The sale of bulletproof luxury vehicles, helicopters and even eight buffalo drew hundreds of curious onlookers but few buyers to an “austerity-drive” auction held by the Pakistani government this week.
The auction, which was intended to earn as much as $16 million to help fill Pakistan’s coffers, netted just $600,000 on Monday, the BBC reports.
More than 100 used cars were on the auction block at the government’s heavily-publicized fire sale. But many of the vehicles were far from ritzy, and some had been purchased as far back as the 1980s.
Only 62 vehicles found buyers, the most expensive of them a bulletproof 2015 Toyota Land Cruiser that was sold for $200,000. Four bulletproof 2005 Mercedes jeeps were also purchased, but more than a dozen other Mercedes and seven BMWs remained unsold.
The auction’s top-billing items, a pair of Mercedes Maybach S-600s acquired in 2016 under former Pakistani Prime Minister Nawaz Sharif, were also snubbed. The cars, which were being sold for $1.3 million each, were greeted with laughter but no bids, the BBC reports.

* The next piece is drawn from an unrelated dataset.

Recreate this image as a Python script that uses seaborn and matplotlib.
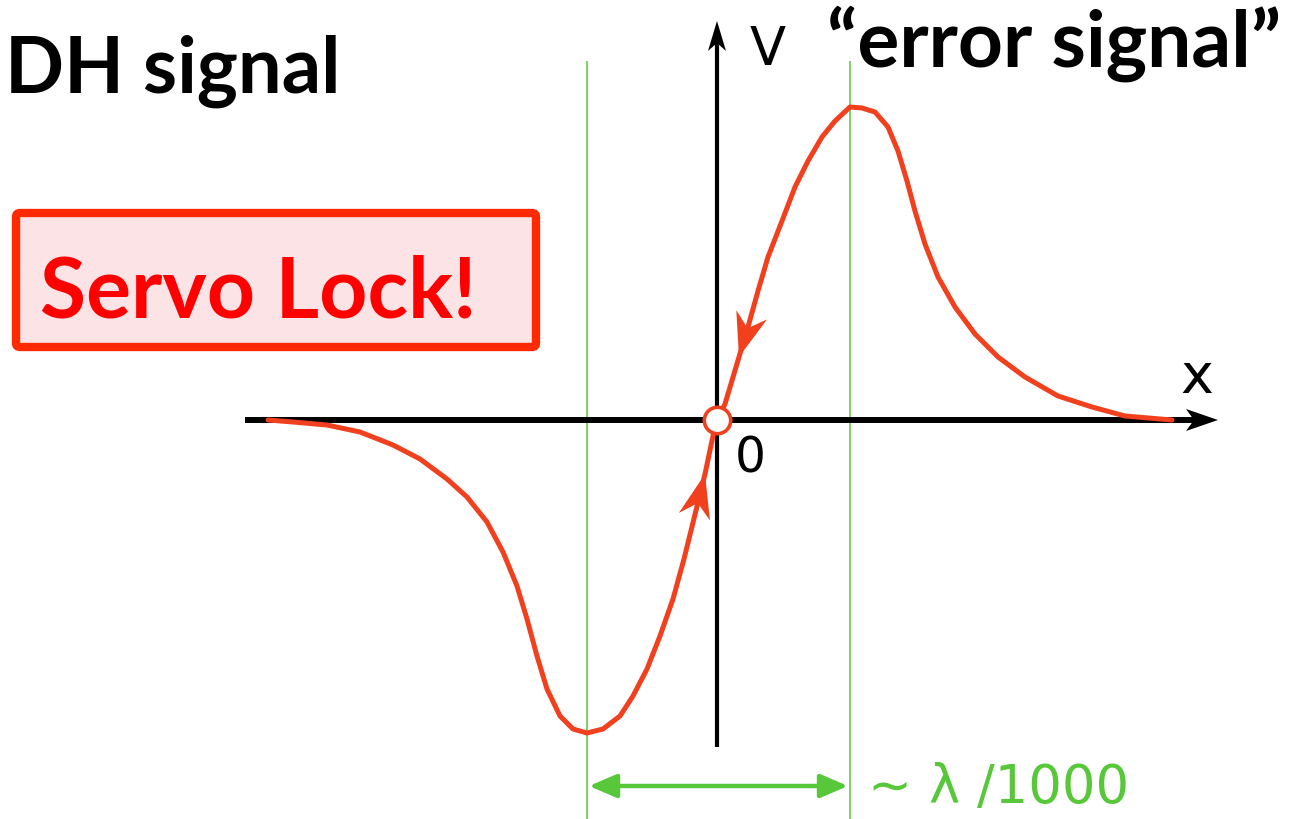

Read more: Imran Khan Is Riding a Populist Wave in Pakistan
The auction wasn’t Pakistan’s first, according to the BBC, but it was promoted by Prime Minister Imran Khan’s administration as an austerity measure. Khan, a former cricket star, was elected in July on a populist anti-corruption platform, but critics say his economic approach has been more about rhetoric than policy. Khan also drew criticism last month when it was revealed that he commutes by helicopter to avoid Islamabad’s notorious traffic.
But that mattered little to Afzal, a buyer from Rawalpindi who left the auction with one of the day’s biggest bargains: a 2005 Suzuki hatchback that cost just $4,000. “After all, the money will return to our national exchequer and this is what our prime minister wants,” he told BBC Urdu.